Information provided>
########################################

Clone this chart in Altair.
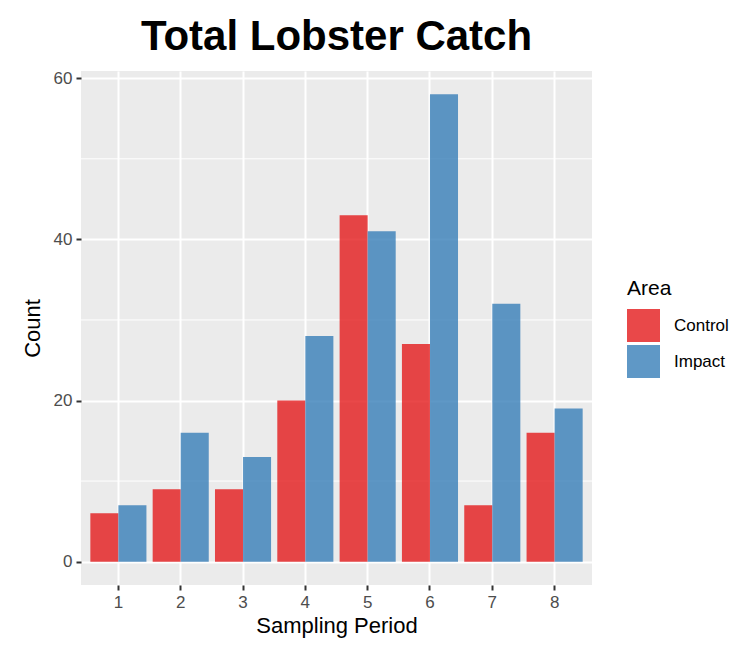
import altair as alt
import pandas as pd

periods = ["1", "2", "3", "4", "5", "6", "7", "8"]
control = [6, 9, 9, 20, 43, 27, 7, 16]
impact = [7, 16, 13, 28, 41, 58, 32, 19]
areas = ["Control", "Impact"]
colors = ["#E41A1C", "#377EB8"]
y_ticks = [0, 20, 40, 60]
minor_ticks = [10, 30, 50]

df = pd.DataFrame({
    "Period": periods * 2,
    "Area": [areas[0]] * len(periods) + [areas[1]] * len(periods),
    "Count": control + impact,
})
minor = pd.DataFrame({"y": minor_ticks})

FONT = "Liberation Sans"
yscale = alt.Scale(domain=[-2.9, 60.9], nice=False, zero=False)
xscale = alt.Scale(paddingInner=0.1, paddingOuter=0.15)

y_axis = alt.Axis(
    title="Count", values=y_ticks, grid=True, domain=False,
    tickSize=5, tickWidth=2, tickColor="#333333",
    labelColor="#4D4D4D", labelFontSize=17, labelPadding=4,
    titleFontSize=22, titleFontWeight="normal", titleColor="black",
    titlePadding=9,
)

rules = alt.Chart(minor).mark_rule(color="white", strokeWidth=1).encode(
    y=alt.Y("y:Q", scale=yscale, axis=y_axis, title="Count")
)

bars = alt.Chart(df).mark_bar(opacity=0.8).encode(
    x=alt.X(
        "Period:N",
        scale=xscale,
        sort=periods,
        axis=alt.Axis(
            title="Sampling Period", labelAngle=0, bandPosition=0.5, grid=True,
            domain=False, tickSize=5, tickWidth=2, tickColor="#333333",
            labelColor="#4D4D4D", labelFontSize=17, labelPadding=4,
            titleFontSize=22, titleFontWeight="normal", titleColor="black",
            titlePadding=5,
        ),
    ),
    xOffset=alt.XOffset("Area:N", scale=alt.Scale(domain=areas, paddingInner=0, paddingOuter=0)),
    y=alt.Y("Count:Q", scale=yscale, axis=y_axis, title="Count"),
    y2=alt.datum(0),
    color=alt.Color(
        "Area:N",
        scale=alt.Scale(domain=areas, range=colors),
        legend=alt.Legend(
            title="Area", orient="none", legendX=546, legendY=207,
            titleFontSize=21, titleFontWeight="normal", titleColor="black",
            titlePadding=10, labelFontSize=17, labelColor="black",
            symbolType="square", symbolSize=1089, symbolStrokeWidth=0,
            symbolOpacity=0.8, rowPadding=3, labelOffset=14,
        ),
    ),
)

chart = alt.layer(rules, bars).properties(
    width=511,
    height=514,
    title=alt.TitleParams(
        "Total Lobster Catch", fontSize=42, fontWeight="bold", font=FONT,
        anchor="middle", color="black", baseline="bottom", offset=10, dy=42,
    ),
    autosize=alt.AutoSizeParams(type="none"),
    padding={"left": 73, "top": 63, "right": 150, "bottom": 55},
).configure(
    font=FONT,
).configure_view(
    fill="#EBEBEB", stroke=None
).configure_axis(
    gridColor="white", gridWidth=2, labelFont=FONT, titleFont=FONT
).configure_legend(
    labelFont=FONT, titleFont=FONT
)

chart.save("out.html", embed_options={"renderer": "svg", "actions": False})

########################################

Stated goal> Repeat the data exactly, without the pictures.

Complete answer>
Clone this chart in Altair.
import altair as alt
import pandas as pd

periods = ["1", "2", "3", "4", "5", "6", "7", "8"]
control = [6, 9, 9, 20, 43, 27, 7, 16]
impact = [7, 16, 13, 28, 41, 58, 32, 19]
areas = ["Control", "Impact"]
colors = ["#E41A1C", "#377EB8"]
y_ticks = [0, 20, 40, 60]
minor_ticks = [10, 30, 50]

df = pd.DataFrame({
    "Period": periods * 2,
    "Area": [areas[0]] * len(periods) + [areas[1]] * len(periods),
    "Count": control + impact,
})
minor = pd.DataFrame({"y": minor_ticks})

FONT = "Liberation Sans"
yscale = alt.Scale(domain=[-2.9, 60.9], nice=False, zero=False)
xscale = alt.Scale(paddingInner=0.1, paddingOuter=0.15)

y_axis = alt.Axis(
    title="Count", values=y_ticks, grid=True, domain=False,
    tickSize=5, tickWidth=2, tickColor="#333333",
    labelColor="#4D4D4D", labelFontSize=17, labelPadding=4,
    titleFontSize=22, titleFontWeight="normal", titleColor="black",
    titlePadding=9,
)

rules = alt.Chart(minor).mark_rule(color="white", strokeWidth=1).encode(
    y=alt.Y("y:Q", scale=yscale, axis=y_axis, title="Count")
)

bars = alt.Chart(df).mark_bar(opacity=0.8).encode(
    x=alt.X(
        "Period:N",
        scale=xscale,
        sort=periods,
        axis=alt.Axis(
            title="Sampling Period", labelAngle=0, bandPosition=0.5, grid=True,
            domain=False, tickSize=5, tickWidth=2, tickColor="#333333",
            labelColor="#4D4D4D", labelFontSize=17, labelPadding=4,
            titleFontSize=22, titleFontWeight="normal", titleColor="black",
            titlePadding=5,
        ),
    ),
    xOffset=alt.XOffset("Area:N", scale=alt.Scale(domain=areas, paddingInner=0, paddingOuter=0)),
    y=alt.Y("Count:Q", scale=yscale, axis=y_axis, title="Count"),
    y2=alt.datum(0),
    color=alt.Color(
        "Area:N",
        scale=alt.Scale(domain=areas, range=colors),
        legend=alt.Legend(
            title="Area", orient="none", legendX=546, legendY=207,
            titleFontSize=21, titleFontWeight="normal", titleColor="black",
            titlePadding=10, labelFontSize=17, labelColor="black",
            symbolType="square", symbolSize=1089, symbolStrokeWidth=0,
            symbolOpacity=0.8, rowPadding=3, labelOffset=14,
        ),
    ),
)

chart = alt.layer(rules, bars).properties(
    width=511,
    height=514,
    title=alt.TitleParams(
        "Total Lobster Catch", fontSize=42, fontWeight="bold", font=FONT,
        anchor="middle", color="black", baseline="bottom", offset=10, dy=42,
    ),
    autosize=alt.AutoSizeParams(type="none"),
    padding={"left": 73, "top": 63, "right": 150, "bottom": 55},
).configure(
    font=FONT,
).configure_view(
    fill="#EBEBEB", stroke=None
).configure_axis(
    gridColor="white", gridWidth=2, labelFont=FONT, titleFont=FONT
).configure_legend(
    labelFont=FONT, titleFont=FONT
)

chart.save("out.html", embed_options={"renderer": "svg", "actions": False})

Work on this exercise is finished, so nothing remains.